Defendant next contends that the court erred in indicating in recess that it would not permit Manuel Gortarez, defendant's brother, to testify regarding the fact that Saenz had stated to defendant's mother that he would not appear in court and testify against defendant. We have carefully examined the record, and we find defendant's mother did testify to the conversation she had with Saenz prior to the trial. When Manuel Gortarez started to testify the deputy county attorney asked for a recess and made a motion to strike Mrs. Gortarez's testimony regarding the conversation on the grounds that it was an attempt to impeach on a collateral matter. Counsel for defense argued that the testimony did show Saenz's motive for testifying. The court never ruled upon this matter, but stated that it would check the law during the recess, and that Manuel would not be allowed to testify in regard to the conversation on September 21st unless defense counsel went further and showed that it was material to the issue. Otherwise, it would be collateral.

Upon resuming trial of the case before the jury, after the recess, defense counsel withdrew Manuel from the stand, and placed Alice Gortarez, defendant's sister, upon the stand to finish testimony which she had not completed. The rule that you cannot impeach on a collateral matter is well settled; however, defendant contends in his brief that the evidence was admissible for the reason that it showed motive, bias, and interest. Defendant's counsel, after withdrawal of defendant's brother, never again offered evidence or requested a ruling from the court, nor did he make an avowal or offer of evidence to show motive. This assignment is therefore unfounded.

Under Assignment of Error No. 10, defendant contends that he was prejudiced by the following argument of the deputy county attorney and the ruling of the court on the objection thereto:

"He said that the bad guys are saying things about the good guys, and that is exactly true. He said he is a bad guy (indicating), and he is a bad guy (indicating). They get up there and the only way they hope to win the case is *168 by impugning the witnesses of the State. They don't get up and put on a defense on the merits, they get up and characterize that man or those witnesses and liers, and that is the only defense, everybody is lying except me, and I am lily white. This man said that guy is lily white. We can't prove what that man is because the law don't let us prove it. "MR. ANDERSON: I take exception. "THE COURT: The door was opened. You may proceed."

We call attention to the fact that counsel for defendant during his argument had discussed the credibility of the state's witnesses, taking them up one by one, and had particularly singled out the narcotics agents. In the course of his argument he said:

"You are going to have to test the credibility of all the witnesses. He said, `Don't count the number of witnesses'. We only have two months, they have had since April 16 to find out what kind of man this man here is as far as truth and veracity is, and not one witness came up to that, and he testified in that regard."

And, then, again referring to Johnny Gortarez:

"Not one thing said against this person, Johnny Gortarez. Not one single, isolated just one isolated sale, down the middle there, bam there it is."
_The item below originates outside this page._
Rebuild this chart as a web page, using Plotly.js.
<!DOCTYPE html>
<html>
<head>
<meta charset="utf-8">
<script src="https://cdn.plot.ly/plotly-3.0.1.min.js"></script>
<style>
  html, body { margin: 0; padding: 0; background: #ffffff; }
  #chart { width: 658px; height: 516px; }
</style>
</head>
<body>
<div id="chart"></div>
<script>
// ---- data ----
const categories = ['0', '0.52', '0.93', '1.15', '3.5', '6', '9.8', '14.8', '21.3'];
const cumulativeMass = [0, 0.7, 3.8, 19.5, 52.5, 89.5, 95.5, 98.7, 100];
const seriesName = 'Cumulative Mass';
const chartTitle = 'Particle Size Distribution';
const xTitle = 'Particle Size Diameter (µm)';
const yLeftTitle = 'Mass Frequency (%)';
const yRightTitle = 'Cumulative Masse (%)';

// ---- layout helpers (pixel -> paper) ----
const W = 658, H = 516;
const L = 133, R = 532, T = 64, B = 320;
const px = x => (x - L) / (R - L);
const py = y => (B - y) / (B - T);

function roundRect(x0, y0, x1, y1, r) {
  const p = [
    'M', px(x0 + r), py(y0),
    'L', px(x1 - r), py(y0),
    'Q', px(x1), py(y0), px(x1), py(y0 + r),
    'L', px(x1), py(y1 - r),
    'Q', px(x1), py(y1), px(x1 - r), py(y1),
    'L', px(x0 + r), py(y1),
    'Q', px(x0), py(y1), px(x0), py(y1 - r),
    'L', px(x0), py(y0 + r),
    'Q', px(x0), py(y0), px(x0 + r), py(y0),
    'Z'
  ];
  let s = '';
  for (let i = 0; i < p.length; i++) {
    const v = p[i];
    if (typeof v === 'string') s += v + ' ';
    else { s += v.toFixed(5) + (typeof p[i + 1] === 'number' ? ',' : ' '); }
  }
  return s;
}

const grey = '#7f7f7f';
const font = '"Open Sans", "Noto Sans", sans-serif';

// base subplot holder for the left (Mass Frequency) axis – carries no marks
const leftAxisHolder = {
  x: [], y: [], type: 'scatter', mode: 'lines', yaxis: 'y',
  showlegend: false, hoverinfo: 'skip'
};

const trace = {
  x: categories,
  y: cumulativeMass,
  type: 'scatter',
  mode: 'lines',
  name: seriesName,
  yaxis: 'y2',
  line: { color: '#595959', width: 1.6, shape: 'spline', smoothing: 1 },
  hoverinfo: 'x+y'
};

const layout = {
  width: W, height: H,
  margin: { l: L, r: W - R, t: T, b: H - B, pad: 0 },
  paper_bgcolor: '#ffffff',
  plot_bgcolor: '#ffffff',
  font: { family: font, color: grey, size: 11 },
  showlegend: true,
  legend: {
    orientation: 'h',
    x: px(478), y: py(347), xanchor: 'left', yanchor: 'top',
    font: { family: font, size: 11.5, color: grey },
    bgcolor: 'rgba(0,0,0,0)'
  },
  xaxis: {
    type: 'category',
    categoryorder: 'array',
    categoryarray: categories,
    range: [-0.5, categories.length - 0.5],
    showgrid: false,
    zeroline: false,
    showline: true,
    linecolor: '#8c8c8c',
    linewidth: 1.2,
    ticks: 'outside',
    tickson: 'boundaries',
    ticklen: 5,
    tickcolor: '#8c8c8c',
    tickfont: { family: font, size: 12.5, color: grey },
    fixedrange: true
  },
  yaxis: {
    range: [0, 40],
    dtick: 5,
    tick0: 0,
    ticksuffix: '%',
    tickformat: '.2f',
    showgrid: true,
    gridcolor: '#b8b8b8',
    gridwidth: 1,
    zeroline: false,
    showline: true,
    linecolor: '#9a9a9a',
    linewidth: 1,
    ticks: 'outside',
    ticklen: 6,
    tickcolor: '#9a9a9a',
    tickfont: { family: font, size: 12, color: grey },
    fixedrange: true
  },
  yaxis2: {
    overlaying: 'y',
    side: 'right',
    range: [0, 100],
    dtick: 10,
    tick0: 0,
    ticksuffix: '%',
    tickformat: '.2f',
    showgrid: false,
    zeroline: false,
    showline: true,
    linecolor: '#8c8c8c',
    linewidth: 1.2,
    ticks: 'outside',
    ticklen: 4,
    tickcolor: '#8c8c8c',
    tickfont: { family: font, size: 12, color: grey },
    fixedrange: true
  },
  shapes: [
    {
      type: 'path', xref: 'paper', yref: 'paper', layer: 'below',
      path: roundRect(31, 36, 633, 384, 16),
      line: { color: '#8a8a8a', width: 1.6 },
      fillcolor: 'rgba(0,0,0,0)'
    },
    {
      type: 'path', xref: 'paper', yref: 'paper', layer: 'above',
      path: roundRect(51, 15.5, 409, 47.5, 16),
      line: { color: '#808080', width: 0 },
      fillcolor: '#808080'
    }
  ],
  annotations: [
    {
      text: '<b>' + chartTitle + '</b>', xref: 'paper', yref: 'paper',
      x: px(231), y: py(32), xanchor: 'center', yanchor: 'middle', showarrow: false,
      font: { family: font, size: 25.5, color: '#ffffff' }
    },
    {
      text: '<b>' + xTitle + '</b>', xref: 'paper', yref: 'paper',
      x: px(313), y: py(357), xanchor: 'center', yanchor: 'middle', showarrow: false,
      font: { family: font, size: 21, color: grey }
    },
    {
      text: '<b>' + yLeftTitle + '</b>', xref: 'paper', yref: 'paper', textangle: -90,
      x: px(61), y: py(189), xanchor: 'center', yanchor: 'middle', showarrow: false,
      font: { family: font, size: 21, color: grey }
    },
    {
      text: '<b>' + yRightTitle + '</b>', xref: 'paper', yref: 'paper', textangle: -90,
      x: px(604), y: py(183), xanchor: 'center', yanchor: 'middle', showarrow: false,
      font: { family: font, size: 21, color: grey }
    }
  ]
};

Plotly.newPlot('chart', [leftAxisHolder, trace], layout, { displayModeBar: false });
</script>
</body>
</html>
The court, in its discretion, overruled the objection on the basis that the door had been opened. The general ruling in regard to remarks of prosecuting attorneys is set forth in 23A C.J.S. Criminal Law § 1108, p. 210

"a. In General "Where remarks of the prosecuting attorney, even if improper, are invited or occasioned by accused's counsel, or are in reply to, or retaliation for, his acts or statements, they are, as a general rule, not grounds for reversal, unless they go beyond a pertinent reply or are necessarily prejudicial."

In Post v. State, 41 Ariz. 23, 15 P.2d 246, we stated:

"The sixth assignment is directed at remarks of the county attorney made in reply to the arguments of defendant's attorney, but inasmuch as we have not before us what was said by the defendant's attorney that caused the county attorney to reply as he did it is not possible to condemn as error the language assigned. It may have been provoked. Its very context shows that it was. Improper remarks of the county attorney when provoked by defendant's arguments are not, generally speaking, grounds for reversal. 16 C.J. 911, § 2261." 41 Ariz. at 29, 15 P.2d at 248.
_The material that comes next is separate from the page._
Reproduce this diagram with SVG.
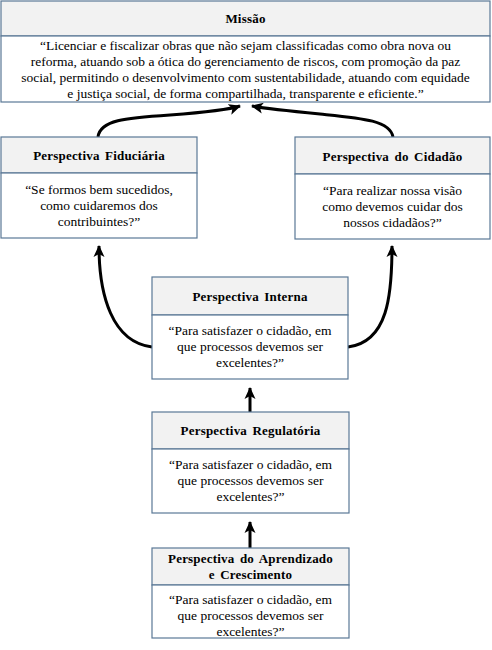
<svg xmlns="http://www.w3.org/2000/svg" width="492" height="650" viewBox="0 0 492 650">
<defs>
<style>
.box{fill:#ffffff;stroke:#5a7896;stroke-width:1.2}
.hd{fill:#f2f2f2;stroke:#5a7896;stroke-width:1.2}
text{font-family:'Liberation Serif','Times New Roman',serif;fill:#000;text-anchor:middle}
.t{font-size:13.5px}
.b{font-size:13px;font-weight:bold;word-spacing:2px;letter-spacing:0.2px}
.c{fill:none;stroke:#000;stroke-width:3}
</style>
<marker id="ah" markerUnits="userSpaceOnUse" markerWidth="12" markerHeight="12" viewBox="0 0 12 12" refX="11" refY="6" orient="auto">
<path d="M0,0.5 L12,6 L0,11.5 L3,6 Z" fill="#000"/>
</marker>
</defs>
<rect width="492" height="650" fill="#fff"/>
<g id="connectors">
<path class="c" d="M152,347 C112,342 99,295 99,246" marker-end="url(#ah)"/>
<path class="c" d="M348,347 C388,342 392,295 392,246" marker-end="url(#ah)"/>
<path class="c" d="M98,137 C100,120 125,118 170,115 C210,112 228,110 240,106" marker-end="url(#ah)"/>
<path class="c" d="M393,137 C390,120 360,118 320,114 C280,110 262,108 252,106" marker-end="url(#ah)"/>
<path class="c" d="M250,412 L250,388" marker-end="url(#ah)"/>
<path class="c" d="M250,548 L250,522" marker-end="url(#ah)"/>
</g>
<g id="missao">
<rect class="hd" x="1" y="1" width="489" height="35"/>
<rect class="box" x="1" y="36" width="489" height="66"/>
<text class="b" x="245.5" y="23">Missão</text>
<text class="t" x="245.5" y="50">“Licenciar e fiscalizar obras que não sejam classificadas como obra nova ou</text>
<text class="t" x="245.5" y="66">reforma, atuando sob a ótica do gerenciamento de riscos, com promoção da paz</text>
<text class="t" x="245.5" y="82">social, permitindo o desenvolvimento com sustentabilidade, atuando com equidade</text>
<text class="t" x="245.5" y="98">e justiça social, de forma compartilhada, transparente e eficiente.”</text>
</g>
<g id="fiduciaria">
<rect class="hd" x="1" y="137" width="196" height="36"/>
<rect class="box" x="1" y="173" width="196" height="65"/>
<text class="b" x="99" y="160">Perspectiva Fiduciária</text>
<text class="t" x="99" y="194">“Se formos bem sucedidos,</text>
<text class="t" x="99" y="210">como cuidaremos dos</text>
<text class="t" x="99" y="226">contribuintes?”</text>
</g>
<g id="cidadao">
<rect class="hd" x="295" y="137" width="195" height="37"/>
<rect class="box" x="295" y="174" width="195" height="65"/>
<text class="b" x="392.5" y="161">Perspectiva do Cidadão</text>
<text class="t" x="392.5" y="195">“Para realizar nossa visão</text>
<text class="t" x="392.5" y="211">como devemos cuidar dos</text>
<text class="t" x="392.5" y="227">nossos cidadãos?”</text>
</g>
<g id="interna">
<rect class="hd" x="152" y="277" width="196" height="38"/>
<rect class="box" x="152" y="315" width="196" height="64"/>
<text class="b" x="250" y="301">Perspectiva Interna</text>
<text class="t" x="250" y="335">“Para satisfazer o cidadão, em</text>
<text class="t" x="250" y="351">que processos devemos ser</text>
<text class="t" x="250" y="367">excelentes?”</text>
</g>
<g id="regulatoria">
<rect class="hd" x="152" y="412" width="197" height="37"/>
<rect class="box" x="152" y="449" width="197" height="64"/>
<text class="b" x="250.5" y="435">Perspectiva Regulatória</text>
<text class="t" x="250.5" y="469">“Para satisfazer o cidadão, em</text>
<text class="t" x="250.5" y="485">que processos devemos ser</text>
<text class="t" x="250.5" y="501">excelentes?”</text>
</g>
<g id="aprendizado">
<rect class="hd" x="152" y="548" width="197" height="37"/>
<rect class="box" x="152" y="585" width="197" height="53"/>
<text class="b" x="250.5" y="563">Perspectiva do Aprendizado</text>
<text class="b" x="250.5" y="579">e Crescimento</text>
<text class="t" x="250.5" y="604">“Para satisfazer o cidadão, em</text>
<text class="t" x="250.5" y="620">que processos devemos ser</text>
<text class="t" x="250.5" y="636">excelentes?”</text>
</g>
</svg>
*169 In State v. Cusumano, Mo., 372 S.W.2d 860 (1963), the court stated:

"On what theory defendant thought it would be admissible for the state to show what Mrs. McGinty told a police officer about the occurrence is not explained and this would be some basis for a reference to the rules of evidence. In any event, the trial court has considerable discretion in acting on retaliatory statements and the appellate court must rely to some extent upon this discretion. [Cases cited.] Although we do not approve the statement made, our conclusion is that abuse of the trial court's discretion is not shown and this assignment of error is overruled." 372 S.W. at 866

It will be noted that, as pointed out above, the defense attorney among other things had stated that there was "Not one thing said against this person, Johnny Gortarez." "* * * just one isolated sale, * * *"

Taking into consideration the whole of the argument and the charges and counter-charges in regard to the credibility of the witnesses, we are of the opinion that the court did not abuse its discretion in holding that the statement was provoked. The court gave the following instruction to the jury in regard to the arguments of counsel:

"The arguments of counsel which were based on evidence and confined to the issues in the case are addressed to your reason and should receive due consideration, but arguments or comments of counsel are not evidence and should not be considered by you as such."

Although we do not approve the statement made by the deputy county attorney, on the basis of the record and the instruction of the court to the jury, we hold the statement of the deputy county attorney was not prejudicial error.

Judgment affirmed.

LOCKWOOD, C.J., STRUCKMEYER, V.C.J., and UDALL and BERNSTEIN, JJ., concurring.